We shared our struggles openly, showing raw vulnerability I often don’t even experience with friends. One woman spoke of the shame she had experienced over the years of being overweight and hating the feeling of being in her body. A man described the hurt of being in an abusive relationship and sending the signal to his young daughter that it was okay to be mistreated. There were stories of death, of divorce, of miscarriage, of infidelity, of loss. With Hoffman’s hefty price tag, attendees weren’t exactly running in the oppression Olympics, but the stories of the week really hammered home the idea that struggling is a human experience. I was especially inspired by the oldest participant in the group, a sassy 83-year-old woman who had announced on Day 1: “I’ve tried everything under the sun. If this doesn’t work, I give up!” She’s since been one of the most active participants in the post-Hoffman WhatsApp group.

Core to Hoffman’s teachings is the idea of the Spiritual Self: the best, idealized version of yourself. The fork in the multiverse where everything goes right and you live up to your full potential. The Spiritual Self needs something to believe in. Something larger than itself. Traditionally, that “something” has been religion, which has now waned in modern society. While Hoffman doesn’t promise that you’ll worry less, live longer, or get sick less, research consistently shows that these are benefits associated with religious participation.

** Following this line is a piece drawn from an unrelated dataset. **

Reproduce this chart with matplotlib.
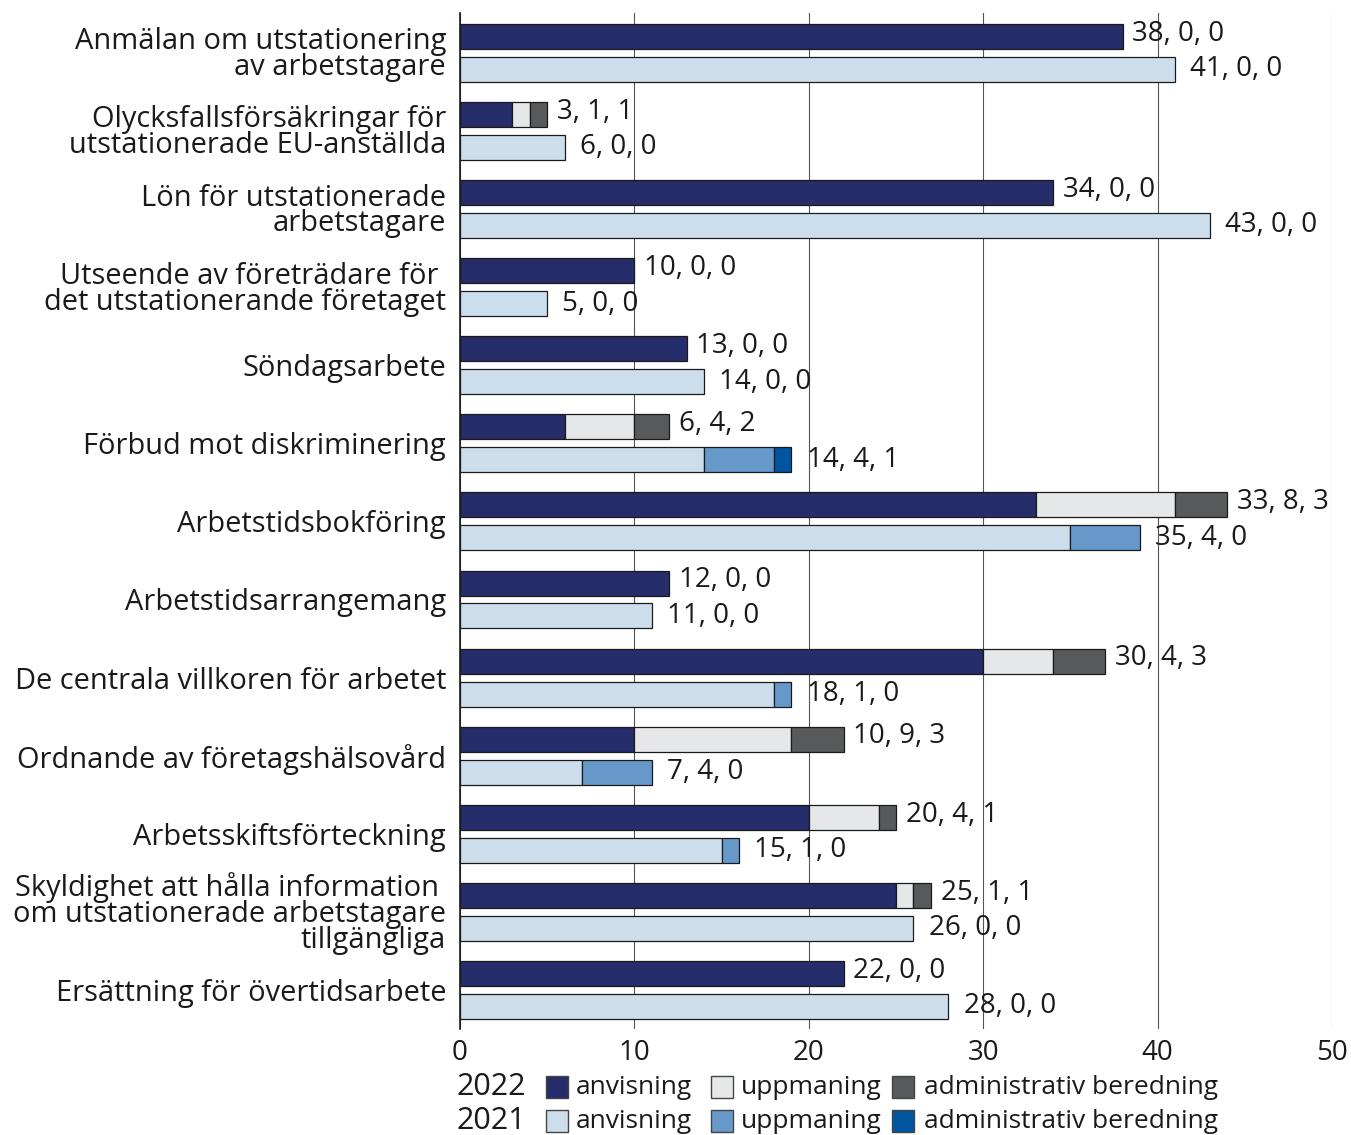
import matplotlib
matplotlib.use("Agg")
import matplotlib.pyplot as plt
import numpy as np
from matplotlib.patches import Rectangle

plt.rcParams['font.family'] = ['Open Sans', 'DejaVu Sans']

categories = [
    "Anmälan om utstationering\nav arbetstagare",
    "Olycksfallsförsäkringar för\nutstationerade EU-anställda",
    "Lön för utstationerade\narbetstagare",
    "Utseende av företrädare för \ndet utstationerande företaget",
    "Söndagsarbete",
    "Förbud mot diskriminering",
    "Arbetstidsbokföring",
    "Arbetstidsarrangemang",
    "De centrala villkoren för arbetet",
    "Ordnande av företagshälsovård",
    "Arbetsskiftsförteckning",
    "Skyldighet att hålla information \nom utstationerade arbetstagare\ntillgängliga",
    "Ersättning för övertidsarbete",
]
anvisning_2022 = [38, 3, 34, 10, 13, 6, 33, 12, 30, 10, 20, 25, 22]
uppmaning_2022 = [0, 1, 0, 0, 0, 4, 8, 0, 4, 9, 4, 1, 0]
admin_2022     = [0, 1, 0, 0, 0, 2, 3, 0, 3, 3, 1, 1, 0]
anvisning_2021 = [41, 6, 43, 5, 14, 14, 35, 11, 18, 7, 15, 26, 28]
uppmaning_2021 = [0, 0, 0, 0, 0, 4, 4, 0, 1, 4, 1, 0, 0]
admin_2021     = [0, 0, 0, 0, 0, 1, 0, 0, 0, 0, 0, 0, 0]
xticks = [0, 10, 20, 30, 40, 50]
legend_labels = ["anvisning", "uppmaning", "administrativ beredning"]
years = ["2022", "2021"]

c22 = ["#262d6b", "#e6e7e8", "#58595b"]
c21 = ["#ccdeec", "#6699c9", "#0055a0"]
edge = "#1a1a1a"
txt = "#1a1a1a"
fs = 19
fs_cat = 20.9
fs_val = 20

fig = plt.figure(figsize=(13.51, 11.35), dpi=100)
ax = fig.add_axes([460/1351, 1-1029/1135, 872/1351, (1029-13)/1135])

y = np.arange(len(categories))
h = 0.32
off = 0.211
y22 = y - off
y21 = y + off

def stack(yy, vals, cols):
    left = np.zeros(len(yy))
    for v, c in zip(vals, cols):
        v = np.array(v, dtype=float)
        mask = v > 0
        ax.barh(yy[mask], v[mask], left=left[mask], height=h, color=c,
                edgecolor=edge, linewidth=0.9, zorder=3)
        left = left + v
    return left

tot22 = stack(y22, [anvisning_2022, uppmaning_2022, admin_2022], c22)
tot21 = stack(y21, [anvisning_2021, uppmaning_2021, admin_2021], c21)

for i in range(len(categories)):
    ax.annotate(f"{anvisning_2022[i]}, {uppmaning_2022[i]}, {admin_2022[i]}",
                xy=(tot22[i], y22[i]), xytext=(7, 2), textcoords="offset points",
                va="center", ha="left", fontsize=fs_val, color=txt, zorder=4)
    ax.annotate(f"{anvisning_2021[i]}, {uppmaning_2021[i]}, {admin_2021[i]}",
                xy=(tot21[i], y21[i]), xytext=(11, 0), textcoords="offset points",
                va="center", ha="left", fontsize=fs_val, color=txt, zorder=4)

ax.set_xlim(0, 50)
ax.set_ylim(len(categories) - 0.5, -0.51)
ax.set_xticks(xticks)
ax.set_xticklabels([str(t) for t in xticks], fontsize=fs_val, color=txt)
ax.set_yticks(y)
ax.set_yticklabels(categories, fontsize=fs_cat, color=txt, linespacing=0.86)
ax.tick_params(axis="both", length=0)
ax.tick_params(axis="y", pad=10)
ax.tick_params(axis="x", pad=7)
ax.xaxis.grid(True, color="#555555", linewidth=0.8, zorder=0)
ax.set_axisbelow(True)
for s in ["top", "right", "bottom"]:
    ax.spines[s].set_visible(False)
ax.spines["left"].set_color("#1a1a1a")
ax.spines["left"].set_linewidth(1.2)
ax.spines["left"].set_zorder(5)

# legend
W, H = 1351, 1135
rows_y = [1087, 1121]
sq_x = [546, 711, 892]
txt_x = [576, 741, 924]
for yr, ry, cols in zip(years, rows_y, [c22, c21]):
    fig.text(457/W, 1-ry/H, yr, fontsize=fs+3, color=txt, va="center", ha="left")
    for sx, tx, c, lab in zip(sq_x, txt_x, cols, legend_labels):
        fig.add_artist(Rectangle((sx/W, 1-(ry+11)/H), 22/W, 22/H,
                                 transform=fig.transFigure, facecolor=c,
                                 edgecolor="#444444", linewidth=1))
        fig.text(tx/W, 1-ry/H, lab, fontsize=fs, color=txt, va="center", ha="left")

fig.savefig("out.png", dpi=100, facecolor="white")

“Everyone’s gotta believe in somethin.’”

Hoffman draws a unique audience, one that is well-educated, affluent, and mostly agnostic. Past attendees have include Justin Bieber and Katy Perry (yes, even the rich and famous have problems). A tough crowd to preach spirituality to. But one looking for answers. Just like the modern version of most things doesn’t look like what it did in the past, Hoffman doesn’t look or feel like a religion. No priests dunking babies into water. No ancient texts or oaths. And that’s the whole point. What Hoffman did was to “soft launch” religion, to show attendees the value of leading a spiritual life. Though I didn’t sprint straight to Mass post-Hoffman, the week did leave me believing in something more than myself. As I became more aligned with my Spiritual Self, I felt a sense of balance inside me. A “Serious Change,” if you will. Unlike many things in life, I didn’t try to look for a logical explanation. Maybe that’s a sign of progress.

In the days following Hoffman, I was in bliss. Food tasted better. Music sounded more beautiful. All my problems magically disappeared. Just kidding. Amazingly, the world did not change while I was away. I remember how uncomfortable I felt without my phone at the start of the Hoffman Process. Being handed it back, I didn’t even want to look at it.

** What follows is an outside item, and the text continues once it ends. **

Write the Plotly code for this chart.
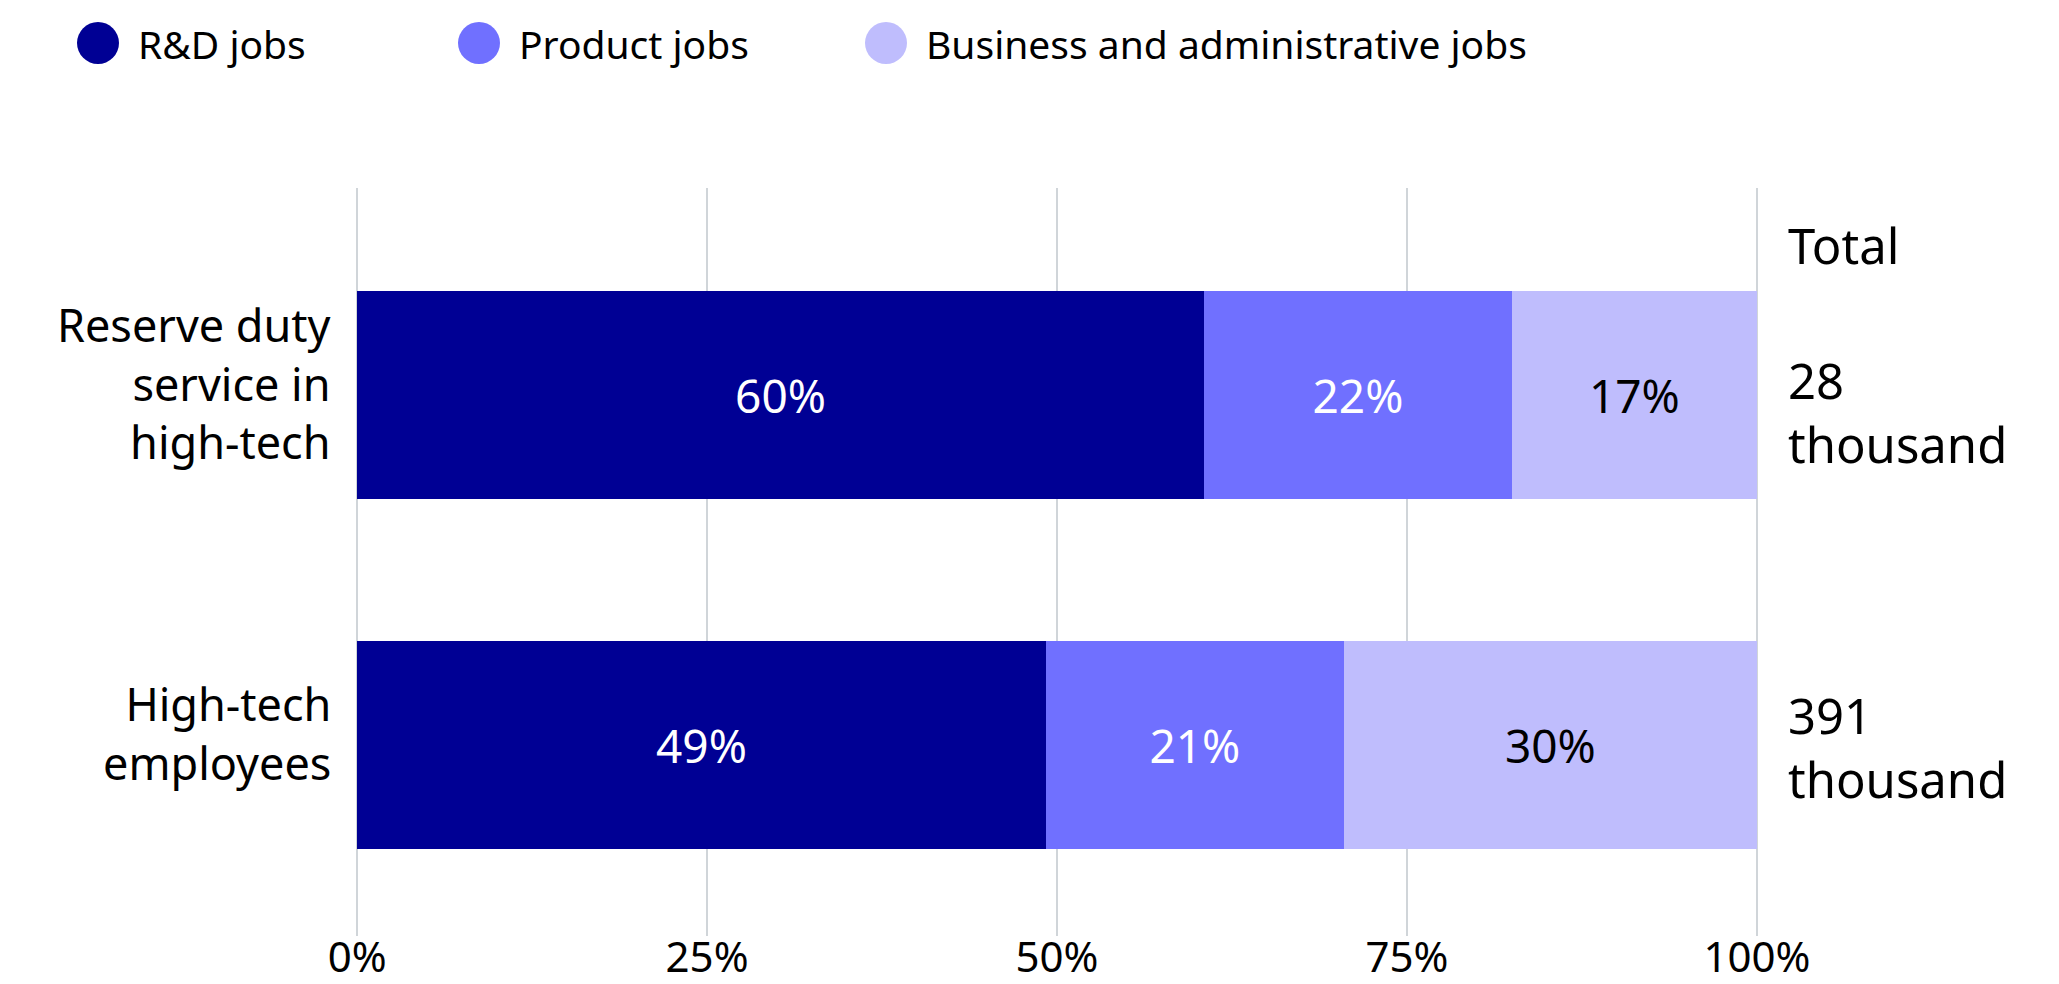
import plotly.graph_objects as go

# ---------------- data ----------------
categories = ["Reserve duty<br>service in<br>high-tech", "High-tech<br>employees"]
series_names = ["R&D jobs", "Product jobs", "Business and administrative jobs"]
rd_values = [60.5, 49.2]
product_values = [22.0, 21.3]
business_values = [17.5, 29.5]
rd_labels = ["60%", "49%"]
product_labels = ["22%", "21%"]
business_labels = ["17%", "30%"]
totals = ["28", "391"]
totals_unit = "thousand"
totals_header = "Total"
x_tickvals = [0, 25, 50, 75, 100]
x_ticktext = ["0%", "25%", "50%", "75%", "100%"]

# ---------------- style ----------------
OFF = 8  # default page body margin
W, H = 2059 - OFF, 984 - OFF
ML, MT = 356 - OFF, 188 - OFF
PLOT_R, PLOT_B = 1758 - OFF, 936 - OFF
MR, MB = W - PLOT_R, H - PLOT_B
PW, PH = PLOT_R - ML, PLOT_B - MT
FONT = "Noto Sans"
colors = ["#000094", "#7070FF", "#BFBDFD"]
text_colors = ["#FFFFFF", "#FFFFFF", "#000000"]


def px_x(px):  # page pixel -> paper x
    return (px - OFF - ML) / PW


def px_y(py):  # page pixel -> paper y
    return (PLOT_B - (py - OFF)) / PH


fig = go.Figure()
values = [rd_values, product_values, business_values]
labels = [rd_labels, product_labels, business_labels]
for name, vals, labs, col, tcol in zip(series_names, values, labels, colors, text_colors):
    fig.add_trace(go.Bar(
        y=categories, x=vals, orientation="h", name=name,
        marker=dict(color=col, line=dict(width=0)),
        text=labs, textposition="inside", insidetextanchor="middle",
        textangle=0, textfont=dict(family=FONT, size=46, color=tcol),
        width=0.594, hoverinfo="skip", showlegend=False,
    ))

annotations = []
shapes = []
n_cat = len(categories)

# category labels
for i, cat in enumerate(categories):
    annotations.append(dict(
        xref="paper", yref="y", x=px_x(333), y=n_cat - 1 - i,
        xanchor="right", yanchor="middle", align="right", showarrow=False,
        yshift=12, text=cat,
        font=dict(family=FONT, size=45, color="#000000"),
    ))

# totals column
annotations.append(dict(
    xref="paper", yref="paper", x=px_x(1786), y=px_y(245),
    xanchor="left", yanchor="middle", showarrow=False,
    text=totals_header, font=dict(family=FONT, size=49, color="#000000"),
))
total_shifts = [-17, -2]
for i, t in enumerate(totals):
    annotations.append(dict(
        xref="paper", yref="y", x=px_x(1786), y=n_cat - 1 - i,
        xanchor="left", yanchor="middle", align="left", showarrow=False,
        yshift=total_shifts[i], text=t + "<br>" + totals_unit,
        font=dict(family=FONT, size=49, color="#000000"),
    ))

# custom legend
legend_centers = [98, 479, 886]
for name, col, cx in zip(series_names, colors, legend_centers):
    shapes.append(dict(
        type="circle", xref="paper", yref="paper",
        xsizemode="pixel", ysizemode="pixel",
        xanchor=px_x(cx), yanchor=px_y(43),
        x0=-21, x1=21, y0=-21, y1=21,
        fillcolor=col, line=dict(width=0),
    ))
    annotations.append(dict(
        xref="paper", yref="paper", x=px_x(cx + 38), y=px_y(43),
        xanchor="left", yanchor="middle", showarrow=False,
        text=name, font=dict(family=FONT, size=39, color="#000000"),
    ))

fig.update_layout(
    width=W, height=H,
    margin=dict(l=ML, r=MR, t=MT, b=MB, pad=0, autoexpand=False),
    barmode="stack",
    plot_bgcolor="white", paper_bgcolor="white",
    font=dict(family=FONT, color="#000000"),
    showlegend=False,
    annotations=annotations,
    shapes=shapes,
)
fig.update_xaxes(
    automargin=False,
    range=[-0.08, 100.08], tickvals=x_tickvals, ticktext=x_ticktext,
    showgrid=True, gridcolor="#D0D5D9", gridwidth=1.5,
    zeroline=False, showline=False, ticks="", ticklabelstandoff=-7,
    tickfont=dict(family=FONT, size=42, color="#000000"),
    fixedrange=True,
)
fig.update_yaxes(
    automargin=False,
    type="category", categoryorder="array", categoryarray=categories[::-1],
    range=[-(PLOT_B - (745 - OFF)) / 350, 1 + ((395 - OFF) - MT) / 350],
    showticklabels=False, showgrid=False,
    zeroline=False, showline=False, ticks="", fixedrange=True,
)

fig.write_html("out.html", config=dict(displayModeBar=False))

I saw the sign on the Hoffman gate again on my way out: When You’re Serious About Change. Change? I did feel different. Happier. But had I changed? Maybe change isn’t about becoming a different person, but more about becoming who you really are. Through peeling back layers of societal, familial, and self conditioning, like layers of an onion, I was able to find an inner voice and peace I didn’t know existed. One of my biggest realizations was that I didn’t need to put so much pressure on myself all the time, taking everything so seriously, ironically, including my idea of “change.” I left feeling like I had taken out the metaphorical stick up my ass, which I had been carrying around my whole life.

Hoffman shows that it is possible to have an “enlightenment” experience without the guru in a cave or ayahuasca trip in the desert. Maybe we’re easier to change than we think. Or maybe we’re just all the same, going through life experiencing variations of the same struggles. Or just maybe, even more radically, change is less about “change”, and more about acceptance. Regardless, Hoffman describes itself as the beginning of a journey, and says that it often takes up to a year to ingest the learnings of the week. Lately, I’ve been feeling pretty good, but life has a funny way of dishing out lessons at just the right times to keep you humble. Growth can kinda suck sometimes. I guess some things just take time, living through it, and a shit ton of reps. Inertia’s still a bitch.